> Required work:
The lines to be extracted begin at the line containing "Output the Python" and end at the last line of the data below; copy them exactly and leave out the pictures.

> Data for this exercise:
------------

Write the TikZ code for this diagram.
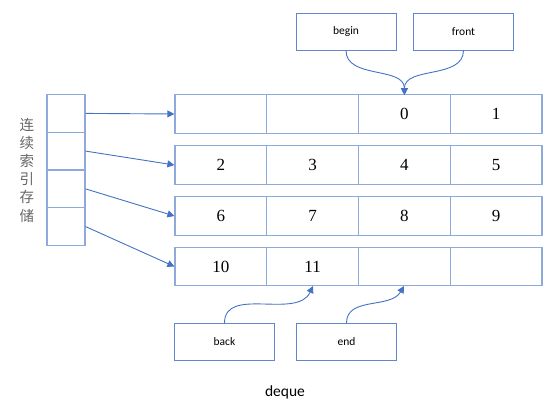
\documentclass[tikz,border=0pt]{standalone}
\usepackage{fontspec}
\setmainfont{Liberation Serif}
\newfontfamily\lblfont{Carlito}
\newfontfamily\cjk{Noto Sans CJK SC}
\usetikzlibrary{arrows.meta}
\definecolor{boxline}{HTML}{8EAADB}
\definecolor{arrline}{HTML}{4472C4}
\definecolor{cjkgray}{HTML}{666666}
\tikzset{
  cell/.style={draw=boxline, line width=1.3pt, inner sep=0pt, minimum width=91.75pt, minimum height=38.5pt},
  num/.style={font=\fontsize{17}{17}\selectfont, inner sep=0pt},
  idx/.style={draw=boxline, line width=1.3pt, inner sep=0pt, minimum width=38pt, minimum height=37.75pt},
  lbl/.style={draw=arrline!85, line width=0.9pt, inner sep=0pt, minimum width=100pt, minimum height=37pt, font=\lblfont\fontsize{11.5}{11.5}\selectfont},
  conn/.style={draw=arrline, line width=0.9pt, -{Triangle[width=7pt,length=7pt]}},
}
\begin{document}
\begin{tikzpicture}[x=1pt,y=-1pt]
\useasboundingbox (0,0) rectangle (558,407);
% index column
\foreach \i/\y in {1/113.4,2/151.1,3/188.9,4/226.6}{
  \node[idx] (i\i) at (66,\y) {};
}
% rows
\foreach \r/\y in {1/114,2/165,3/216,4/266.5}{
  \foreach \c/\x in {1/220.9,2/312.6,3/404.4,4/496.1}{
    \node[cell] (c\r\c) at (\x,\y) {};
  }
}
\node[num] at (c13) {0};
\node[num] at (c14) {1};
\node[num] at (c21) {2};
\node[num] at (c22) {3};
\node[num] at (c23) {4};
\node[num] at (c24) {5};
\node[num] at (c31) {6};
\node[num] at (c32) {7};
\node[num] at (c33) {8};
\node[num] at (c34) {9};
\node[num] at (c41) {10};
\node[num] at (c42) {11};
% connectors from index
\foreach \i in {1,2,3,4}{
  \draw[conn] (i\i.east) -- (c\i1.west);
}
% label boxes
\node[lbl] (begin) at (346,31.5) {begin};
\node[lbl] (front) at (463.5,31.5) {front};
\node[lbl] (back) at (224.5,342) {back};
\node[lbl] (end) at (346.5,342) {end};
\coordinate (b0) at (404.4,95);
\draw[conn] (begin.south) to[out=-90,in=90] (b0);
\draw[conn] (front.south) to[out=-90,in=90] (b0);
\coordinate (t11) at (313,286);
\coordinate (te) at (404,286);
\draw[conn] (back.north) to[out=90,in=-115] (t11);
\draw[conn] (end.north) to[out=90,in=-120] (te);
% texts
\node[font=\lblfont\fontsize{15.5}{15.5}\selectfont] (title) at (285,392) {deque};
\node[font=\cjk\fontsize{14.5}{18.2}\selectfont, text=cjkgray, align=center, inner sep=0pt] (vt) at (27,170) {连\\续\\索\\引\\存\\储};
\end{tikzpicture}
\end{document}
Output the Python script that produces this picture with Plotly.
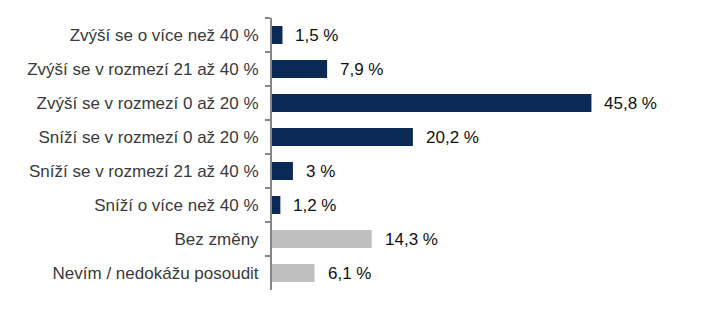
import plotly.graph_objects as go

categories = [
    "Zvýší se o více než 40 %",
    "Zvýší se v rozmezí 21 až 40 %",
    "Zvýší se v rozmezí 0 až 20 %",
    "Sníží se v rozmezí 0 až 20 %",
    "Sníží se v rozmezí 21 až 40 %",
    "Sníží o více než 40 %",
    "Bez změny",
    "Nevím / nedokážu posoudit",
]
values = [1.5, 7.9, 45.8, 20.2, 3, 1.2, 14.3, 6.1]
labels = ["1,5 %", "7,9 %", "45,8 %", "20,2 %", "3 %", "1,2 %", "14,3 %", "6,1 %"]
NAVY = "#0b2a55"
GRAY = "#bfbfbf"
colors = [NAVY] * 6 + [GRAY] * 2

fig = go.Figure()
fig.add_trace(go.Bar(
    y=categories, x=values, orientation="h",
    marker=dict(color=colors, line=dict(width=0)),
    hoverinfo="skip",
))
for c, v, t in zip(categories, values, labels):
    fig.add_annotation(x=v, y=c, text=t, showarrow=False, xanchor="left",
                       xshift=11, font=dict(size=17, color="#111111",
                                            family="Liberation Sans, Arial, sans-serif"))

fig.update_layout(
    width=713, height=323,
    margin=dict(l=272, r=3, t=18, b=33),
    paper_bgcolor="white", plot_bgcolor="white",
    bargap=0.47, showlegend=False,
    font=dict(family="Liberation Sans, Arial, sans-serif", size=17, color="#3a3a3a"),
)
fig.update_yaxes(
    autorange="reversed", type="category",
    showline=True, linecolor="#868686", linewidth=2,
    ticks="outside", tickson="boundaries", ticklen=5, tickcolor="#868686", tickwidth=2,
    showgrid=False, ticklabelstandoff=8,
)
fig.update_xaxes(range=[0, 62.8], visible=False, showgrid=False, zeroline=False)

fig.write_html("out.html")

------------

> Worked answer:
Output the Python script that produces this picture with Plotly.
import plotly.graph_objects as go

categories = [
    "Zvýší se o více než 40 %",
    "Zvýší se v rozmezí 21 až 40 %",
    "Zvýší se v rozmezí 0 až 20 %",
    "Sníží se v rozmezí 0 až 20 %",
    "Sníží se v rozmezí 21 až 40 %",
    "Sníží o více než 40 %",
    "Bez změny",
    "Nevím / nedokážu posoudit",
]
values = [1.5, 7.9, 45.8, 20.2, 3, 1.2, 14.3, 6.1]
labels = ["1,5 %", "7,9 %", "45,8 %", "20,2 %", "3 %", "1,2 %", "14,3 %", "6,1 %"]
NAVY = "#0b2a55"
GRAY = "#bfbfbf"
colors = [NAVY] * 6 + [GRAY] * 2

fig = go.Figure()
fig.add_trace(go.Bar(
    y=categories, x=values, orientation="h",
    marker=dict(color=colors, line=dict(width=0)),
    hoverinfo="skip",
))
for c, v, t in zip(categories, values, labels):
    fig.add_annotation(x=v, y=c, text=t, showarrow=False, xanchor="left",
                       xshift=11, font=dict(size=17, color="#111111",
                                            family="Liberation Sans, Arial, sans-serif"))

fig.update_layout(
    width=713, height=323,
    margin=dict(l=272, r=3, t=18, b=33),
    paper_bgcolor="white", plot_bgcolor="white",
    bargap=0.47, showlegend=False,
    font=dict(family="Liberation Sans, Arial, sans-serif", size=17, color="#3a3a3a"),
)
fig.update_yaxes(
    autorange="reversed", type="category",
    showline=True, linecolor="#868686", linewidth=2,
    ticks="outside", tickson="boundaries", ticklen=5, tickcolor="#868686", tickwidth=2,
    showgrid=False, ticklabelstandoff=8,
)
fig.update_xaxes(range=[0, 62.8], visible=False, showgrid=False, zeroline=False)

fig.write_html("out.html")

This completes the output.